What Is a Jumbo Pool?
A jumbo pool is a pass-through Ginnie Mae II mortgage-backed security (MBS) that is collateralized by multiple-issuer pools. These pools combine mortgage loans with similar characteristics and are more massive than single-issuer pools. The mortgages contained in jumbo pools are more diverse on a geographical basis than are those in single-issuer pools.
- A jumbo pool is a pass-through Ginnie Mae II mortgage-backed security (MBS) that is collateralized by multiple-issuer pools.
- Jumbo pools make the principal and interest payments received by investors predictable and less volatile, making them a safer form of mortgage-backed security (MBS) investment.
- Some of the primary risks to jumbo pools include early payment to mortgages (such as paying off refinanced loans at lower interest rates) and the natural shrinking of the principal payment as the loans in the jumbo pool are paid off.
Understanding Jumbo Pools
Jumbo pools are groups of mortgage loans from multiple lenders that are securitized by selling shares of the pools on the open market to investors. The investors who purchase these securities receive an aggregate principal and interest payments from a central paying agent, usually yearly or every six months.
Interest rates on mortgage loans contained within the jumbo pools may vary within one percentage point. This limited variation of interest makes the principal and interest payments received by investors predictable and less volatile. Because multiple issuers back these pools, they are typically considered a safer form of mortgage-backed security (MBS) investment.
Advantages of Jumbo Pools
In general, jumbo pools tend to bear less risk than traditional mortgage pools. While all mortgage-backed securities carry some risk, diversifying the pool by geography tends to mitigate many of the reasons debtholders default on their loans.
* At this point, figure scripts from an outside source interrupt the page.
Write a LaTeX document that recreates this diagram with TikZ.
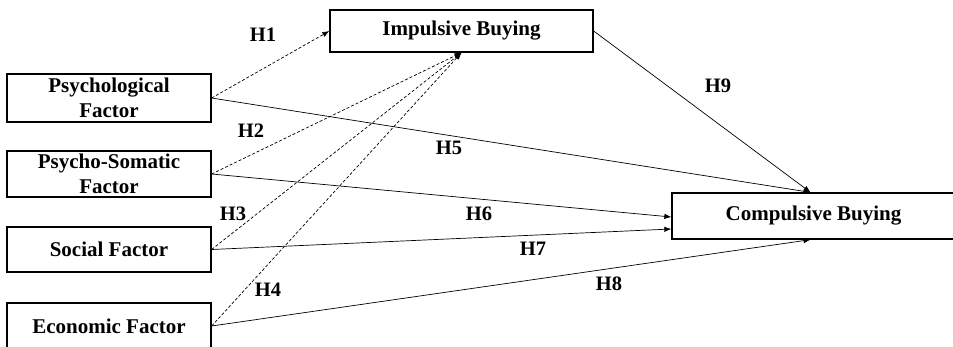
\documentclass[tikz,border=0pt]{standalone}
\usepackage{fontspec}
\setmainfont{Liberation Serif}
\usetikzlibrary{arrows.meta}
\begin{document}
\begin{tikzpicture}[x=1pt,y=-1pt,
  box/.style={draw=black,line width=1.3pt,inner sep=0pt,align=center,
    font=\fontsize{21}{25}\selectfont\bfseries},
  lbl/.style={font=\fontsize{20.5}{24}\selectfont\bfseries,inner sep=0pt},
  conn/.style={line width=0.7pt,-{Latex[length=7pt,width=5.5pt]}},
  dconn/.style={conn,dash pattern=on 3pt off 2pt}]
\useasboundingbox (0,0) rectangle (953,346);
\clip (0,0) rectangle (953,346);
\node[box,minimum width=263pt,minimum height=42pt] (imp) at (461.5,31) {Impulsive Buying};
\node[box,minimum width=283pt,minimum height=46pt] (comp) at (813.5,216) {Compulsive Buying};
\node[box,minimum width=204pt,minimum height=48pt] (psy) at (109,98) {Psychological\\Factor};
\node[box,minimum width=204pt,minimum height=46pt] (pso) at (109,174) {Psycho-Somatic\\Factor};
\node[box,minimum width=204pt,minimum height=45pt] (soc) at (109,249.5) {Social Factor};
\node[box,minimum width=204pt,minimum height=46pt] (eco) at (109,326) {Economic Factor};
% dashed to impulsive
\draw[dconn] (psy.east) -- (imp.west);
\draw[dconn] (pso.east) -- (imp.south);
\draw[dconn] (soc.east) -- (imp.south);
\draw[dconn] (eco.east) -- (imp.south);
% solid to compulsive
\draw[conn] (imp.east) -- ([xshift=-3pt]comp.north);
\draw[conn] (psy.east) -- ([xshift=-3pt]comp.north);
\draw[conn] (pso.east) -- ([yshift=-1pt]comp.west);
\draw[conn] (soc.east) -- ([yshift=-13pt]comp.west);
\draw[conn] (eco.east) -- ([xshift=-3pt]comp.south);
% labels
\node[lbl] (h1) at (263,35) {H1};
\node[lbl] (h2) at (251,131) {H2};
\node[lbl] (h3) at (233,214) {H3};
\node[lbl] (h4) at (268,290) {H4};
\node[lbl] (h5) at (449,148) {H5};
\node[lbl] (h6) at (479,214) {H6};
\node[lbl] (h7) at (533,249) {H7};
\node[lbl] (h8) at (609,284) {H8};
\node[lbl] (h9) at (718,86) {H9};
\end{tikzpicture}
\end{document}
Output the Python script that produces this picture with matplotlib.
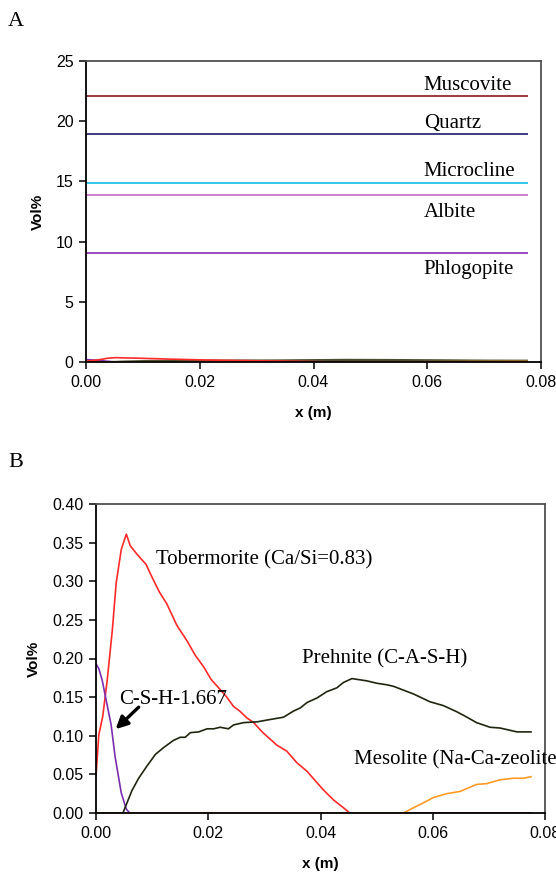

Regionally, mortgage holders may default on notes due to a natural disaster in the area or the closure of localized industries. Loss of job has a statistical probability for any given debtholder, but economies tend to vary regionally, so defaults because of loss of employment follow local economic downturns. Thus, jumbo pools have less risk associated with local economic conditions than do pools of mortgage loans from a single lender.
Risk Associated With Jumbo Pools
Potential risks to investors include early payment of one or more of the mortgage loans in the jumbo pool. Mortgage holders may make extra payments to pay off their mortgages early or sell their houses and pay off the entire amount at one time. When interest rates fall, mortgage holders may refinance their loans at a lower rate and pay off the entire mortgage to do so.
Another risk to investors in jumbo pools is the natural shrinking of the principal payment as the loans in the jumbo pool are paid down. This shrinking of the size of the principal owed decreases the size of the corresponding interest payments.
For instance, if the principal is $10,000 and the rate is 6%, the interest will be $600. If the amount of payment or prepayment on the pool's principal is $100, then the next interest payment will be on the smaller dollar amount (6% of $9,900 = $594).
These risks to investors of early payment of a loan and shrinking of the principal are not specific to jumbo pools and affect all investors in mortgage-backed securities.